Is it, though? How much easier to refactor it in the future can it be, other than being able to search-replace Tailwind classes when the need arises to?
... except for where you aren't wanting to replace.
Well, what is it then that is so complex about Tailwind? I’ve been hearing that for so long, but nobody was ever able to explain succinctly what Tailwind made so awfully complicated.
I strongly disagree; any large project using CSS tended to have arcane names for everything and turned into a Tailwind of its own, but worse.

I also like Tailwind because it’s so self-documenting.

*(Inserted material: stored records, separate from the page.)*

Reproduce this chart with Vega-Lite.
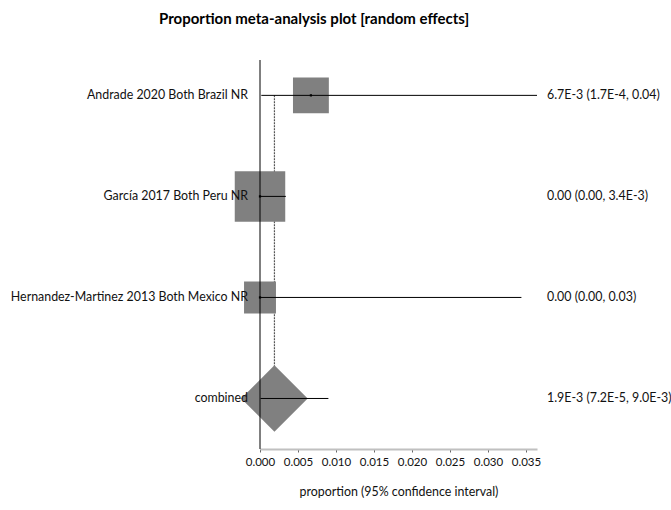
{
  "$schema": "https://vega.github.io/schema/vega-lite/v6.json",
  "autosize": "none",
  "width": 277,
  "height": 389,
  "padding": {"left": 260, "top": 60, "right": 134, "bottom": 61},
  "background": "white",
  "title": {
    "text": "Proportion meta-analysis plot [random effects]",
    "font": "Lato",
    "fontSize": 15,
    "fontWeight": "bold",
    "color": "#000000",
    "anchor": "start",
    "frame": "group",
    "dx": -101,
    "offset": 33
  },
  "config": {
    "view": {"stroke": null},
    "text": {"font": "Lato", "fontSize": 12.4, "color": "#111111"},
    "axisX": {
      "tickCount": 8, "format": ".3f", "grid": false,
      "labelOverlap": false, "labelFlush": false, "labelBound": false,
      "domainColor": "#c0c0c0", "domainWidth": 2, "tickColor": "#666666", "tickSize": 3,
      "labelFont": "Lato", "labelFontSize": 11.5, "labelColor": "#111111", "labelPadding": 4,
      "titleFont": "Lato", "titleFontSize": 12.4, "titleFontWeight": "normal", "titleColor": "#111111", "titlePadding": 18
    }
  },
  "data": {
    "values": [
      {"study": "Andrade 2020 Both Brazil NR", "row": 1, "est": 0.0067, "lo": 0.00017, "hi": 0.04, "w": 26.5, "label": "6.7E-3 (1.7E-4, 0.04)", "type": "study"},
      {"study": "García 2017 Both Peru NR", "row": 2, "est": 0.0, "lo": 0.0, "hi": 0.0034, "w": 52.5, "label": "0.00 (0.00, 3.4E-3)", "type": "study"},
      {"study": "Hernandez-Martinez 2013 Both Mexico NR", "row": 3, "est": 0.0, "lo": 0.0, "hi": 0.0344, "w": 21, "label": "0.00 (0.00, 0.03)", "type": "study"},
      {"study": "combined", "row": 4, "est": 0.0019, "lo": 0.000072, "hi": 0.009, "w": 100, "label": "1.9E-3 (7.2E-5, 9.0E-3)", "type": "pooled"}
    ]
  },
  "encoding": {
    "y": {"field": "row", "type": "quantitative", "scale": {"domain": [0.65, 4.5], "reverse": true, "nice": false, "zero": false}, "axis": null}
  },
  "layer": [
    {
      "transform": [{"filter": "datum.type === 'pooled'"}],
      "mark": {"type": "rule", "color": "#555555", "strokeWidth": 1.2, "strokeDash": [2, 1]},
      "encoding": {
        "x": {"field": "est", "type": "quantitative", "scale": {"domain": [0, 0.03645], "nice": false, "zero": false},
          "title": "proportion (95% confidence interval)"},
        "y": {"datum": 1, "type": "quantitative"},
        "y2": {"field": "row"}
      }
    },
    {
      "transform": [{"filter": "datum.type === 'study'"}],
      "mark": {"type": "point", "shape": "square", "filled": true, "color": "#808080", "opacity": 1},
      "encoding": {
        "x": {"field": "est", "type": "quantitative"},
        "size": {"field": "w", "type": "quantitative", "scale": {"domain": [0, 100], "range": [0, 4857]}, "legend": null}
      }
    },
    {
      "transform": [{"filter": "datum.type === 'pooled'"}],
      "mark": {"type": "point", "shape": "diamond", "filled": true, "color": "#808080", "opacity": 1, "size": 4422},
      "encoding": {
        "x": {"field": "est", "type": "quantitative"}
      }
    },
    {
      "transform": [{"filter": "datum.type === 'study'"}],
      "mark": {"type": "rule", "color": "#000000", "strokeWidth": 1, "clip": true},
      "encoding": {
        "x": {"field": "lo", "type": "quantitative"},
        "x2": {"field": "hi"}
      }
    },
    {
      "transform": [{"filter": "datum.type === 'pooled'"}],
      "mark": {"type": "rule", "color": "#000000", "strokeWidth": 1},
      "encoding": {
        "x": {"field": "lo", "type": "quantitative"},
        "x2": {"field": "hi"}
      }
    },
    {
      "transform": [{"filter": "datum.type === 'pooled'"}],
      "mark": {"type": "rule", "color": "#000000", "strokeWidth": 1},
      "encoding": {"x": {"datum": 0, "type": "quantitative"}, "y": null}
    },
    {
      "transform": [{"filter": "datum.type === 'study'"}],
      "mark": {"type": "point", "shape": "square", "filled": true, "color": "#000000", "opacity": 1, "size": 5},
      "encoding": {
        "x": {"field": "est", "type": "quantitative"}
      }
    },
    {
      "mark": {"type": "text", "align": "right", "baseline": "middle", "dx": -12},
      "encoding": {
        "x": {"datum": 0, "type": "quantitative"},
        "text": {"field": "study"}
      }
    },
    {
      "mark": {"type": "text", "align": "left", "baseline": "middle", "dx": 10},
      "encoding": {
        "x": {"datum": 0.03645, "type": "quantitative"},
        "text": {"field": "label"}
      }
    }
  ]
}
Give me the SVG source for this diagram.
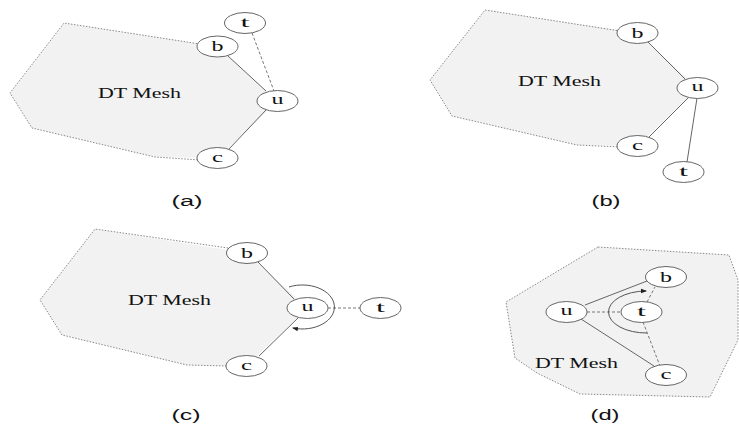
<svg xmlns="http://www.w3.org/2000/svg" width="739" height="426" viewBox="0 0 739 426">
<style>
.mesh{fill:#f2f2f2;stroke:none}
.meshb{fill:none;stroke:#8a8a8a;stroke-width:1;stroke-dasharray:1.5 1.5}
.nd{fill:#fff;stroke:#666;stroke-width:1}
.lt{font-family:"Liberation Serif","Times New Roman",serif;font-size:15px;fill:#111;text-anchor:middle}
.mt{font-family:"Liberation Serif","Times New Roman",serif;font-size:14px;fill:#111}
.cap{font-family:"Liberation Sans",Arial,sans-serif;font-size:14px;fill:#111;text-anchor:middle}
.e{fill:none;stroke:#666;stroke-width:1}
.d{fill:none;stroke:#777;stroke-width:1;stroke-dasharray:3 2}
.arc{fill:none;stroke:#555;stroke-width:1}
</style>
<defs>
<marker id="ah" markerWidth="6" markerHeight="6" refX="5" refY="3" orient="auto" markerUnits="userSpaceOnUse">
<path d="M0,0.8 L6,3 L0,5.2 Z" fill="#222"/>
</marker>
</defs>

<!-- meshes -->
<g id="meshes">
<polygon class="mesh" points="64,23 217.5,46.5 277.5,101 217.5,158 155,157 32,128 10,93"/>
<polyline class="meshb" points="200,44 64,23 10,93 32,128 155,157 200,160"/>
<polygon class="mesh" points="485,10 637.5,33 697.5,88 637.5,146 577,145 452,116 430,80"/>
<polyline class="meshb" points="620,31 485,10 430,80 452,116 577,145 620,147"/>
<polygon class="mesh" points="95,229 247,253 307.5,308 246.5,366 187,365 62,335 40,300"/>
<polyline class="meshb" points="228,248 95,229 40,300 62,335 187,365 228,366"/>
<polygon class="mesh" points="598,247 729,255 738,280 738,340 710,397 580,394 537,373 515,358 506,302"/>
<polygon class="meshb" points="598,247 729,255 738,280 738,340 710,397 580,394 537,373 515,358 506,302"/>
<text class="mt" x="98" y="98" textLength="83" lengthAdjust="spacingAndGlyphs">DT Mesh</text>
<text class="mt" x="518" y="86" textLength="83" lengthAdjust="spacingAndGlyphs">DT Mesh</text>
<text class="mt" x="128" y="305" textLength="83" lengthAdjust="spacingAndGlyphs">DT Mesh</text>
<text class="mt" x="535" y="368" textLength="83" lengthAdjust="spacingAndGlyphs">DT Mesh</text>
</g>

<!-- connectors -->
<g id="connectors">
<!-- a -->
<line class="e" x1="228" y1="56" x2="266" y2="91"/>
<line class="e" x1="266" y1="110" x2="229" y2="149"/>
<line class="d" x1="252" y1="33" x2="274" y2="91"/>
<!-- b -->
<line class="e" x1="648" y1="42" x2="685" y2="79"/>
<line class="e" x1="689" y1="97" x2="649" y2="137"/>
<line class="e" x1="697" y1="98" x2="687" y2="162"/>
<!-- c -->
<line class="e" x1="258" y1="262" x2="294" y2="299"/>
<line class="e" x1="298" y1="318" x2="259" y2="356"/>
<line class="d" x1="328" y1="308" x2="360" y2="308"/>
<path class="arc" d="M289,287 A32,22 0 1 1 293,328" marker-end="url(#ah)"/>
<!-- d -->
<line class="e" x1="585" y1="305" x2="647" y2="281"/>
<line class="e" x1="581" y1="319" x2="654" y2="366"/>
<line class="d" x1="587" y1="312" x2="621" y2="312"/>
<line class="d" x1="643" y1="322" x2="660" y2="366"/>
<line class="d" x1="647" y1="302" x2="655" y2="287"/>
<path class="arc" d="M647,333 A38,21 0 1 1 646,291" marker-end="url(#ah)"/>
</g>

<!-- panel a nodes -->
<g id="a-t"><ellipse class="nd" cx="245" cy="23" rx="20.5" ry="10.5"/><text class="lt" x="245" y="27" textLength="9" lengthAdjust="spacingAndGlyphs">t</text></g>
<g id="a-b"><ellipse class="nd" cx="217.5" cy="46.5" rx="20.5" ry="10.5"/><text class="lt" x="217.5" y="51" textLength="12" lengthAdjust="spacingAndGlyphs">b</text></g>
<g id="a-u"><ellipse class="nd" cx="277.5" cy="101" rx="20.5" ry="10.5"/><text class="lt" x="277.5" y="104" textLength="12" lengthAdjust="spacingAndGlyphs">u</text></g>
<g id="a-c"><ellipse class="nd" cx="217.5" cy="158" rx="20.5" ry="10.5"/><text class="lt" x="217.5" y="162" textLength="11" lengthAdjust="spacingAndGlyphs">c</text></g>

<!-- panel b nodes -->
<g id="b-b"><ellipse class="nd" cx="637.5" cy="33" rx="20.5" ry="10.5"/><text class="lt" x="637.5" y="37.5" textLength="12" lengthAdjust="spacingAndGlyphs">b</text></g>
<g id="b-u"><ellipse class="nd" cx="697.5" cy="88" rx="20.5" ry="10.5"/><text class="lt" x="697.5" y="91" textLength="12" lengthAdjust="spacingAndGlyphs">u</text></g>
<g id="b-c"><ellipse class="nd" cx="637.5" cy="146" rx="20.5" ry="10.5"/><text class="lt" x="637.5" y="150" textLength="11" lengthAdjust="spacingAndGlyphs">c</text></g>
<g id="b-t"><ellipse class="nd" cx="683.5" cy="172" rx="20.5" ry="10.5"/><text class="lt" x="683.5" y="176" textLength="9" lengthAdjust="spacingAndGlyphs">t</text></g>

<!-- panel c nodes -->
<g id="c-b"><ellipse class="nd" cx="247" cy="253" rx="20.5" ry="10.5"/><text class="lt" x="247" y="257.5" textLength="12" lengthAdjust="spacingAndGlyphs">b</text></g>
<g id="c-u"><ellipse class="nd" cx="307.5" cy="308" rx="20.5" ry="10.5"/><text class="lt" x="307.5" y="311" textLength="12" lengthAdjust="spacingAndGlyphs">u</text></g>
<g id="c-t"><ellipse class="nd" cx="380.5" cy="308" rx="20.5" ry="10.5"/><text class="lt" x="380.5" y="312" textLength="9" lengthAdjust="spacingAndGlyphs">t</text></g>
<g id="c-c"><ellipse class="nd" cx="246.5" cy="366" rx="20.5" ry="10.5"/><text class="lt" x="246.5" y="370" textLength="11" lengthAdjust="spacingAndGlyphs">c</text></g>

<!-- panel d nodes -->
<g id="d-b"><ellipse class="nd" cx="666" cy="277" rx="20.5" ry="10.5"/><text class="lt" x="666" y="281.5" textLength="12" lengthAdjust="spacingAndGlyphs">b</text></g>
<g id="d-u"><ellipse class="nd" cx="566.5" cy="312" rx="20.5" ry="10.5"/><text class="lt" x="566.5" y="315" textLength="12" lengthAdjust="spacingAndGlyphs">u</text></g>
<g id="d-t"><ellipse class="nd" cx="641.5" cy="312" rx="20.5" ry="10.5"/><text class="lt" x="641.5" y="316" textLength="9" lengthAdjust="spacingAndGlyphs">t</text></g>
<g id="d-c"><ellipse class="nd" cx="666" cy="375" rx="20.5" ry="10.5"/><text class="lt" x="666" y="379" textLength="11" lengthAdjust="spacingAndGlyphs">c</text></g>

<!-- captions -->
<g id="captions">
<text class="cap" x="187" y="206" textLength="31" lengthAdjust="spacingAndGlyphs">(a)</text>
<text class="cap" x="606" y="206" textLength="29" lengthAdjust="spacingAndGlyphs">(b)</text>
<text class="cap" x="186" y="420" textLength="29" lengthAdjust="spacingAndGlyphs">(c)</text>
<text class="cap" x="605" y="420" textLength="29" lengthAdjust="spacingAndGlyphs">(d)</text>
</g>
</svg>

Even if Tailwind’s development were to stop, tomorrow, and all of the style sheets were lost globally, I would know what everything is meant to be.

There is no semantic connection between design and code.
I don’t even know what this means, but it sounds either stupid, or a theory that only works in a clean room laboratory.
Maybe you need to figure it out before jumping to conclusions like that.

I think it’s much easier to understand what

    <input class=”input input--email input--valid”>
is supposed to be compared to

    <input class=”bg-white focus:outline-none focus:shadow-outline border border-gray-300 rounded-lg py-2 px-4 block w-full appearance-none leading-normal”>
I didn't confuse it since I use the mnemonic "formatting text to “justify” is horizontal in my language".

Sure you can change that. But that covers the flex default behavior.

But when the `flex-direction` is `column`, `justify-content` becomes synonymous for "vertical alignment" - that's what creates the confusion here.
I guess it makesmsense if flex-direction vertical is like switching to a vertical language.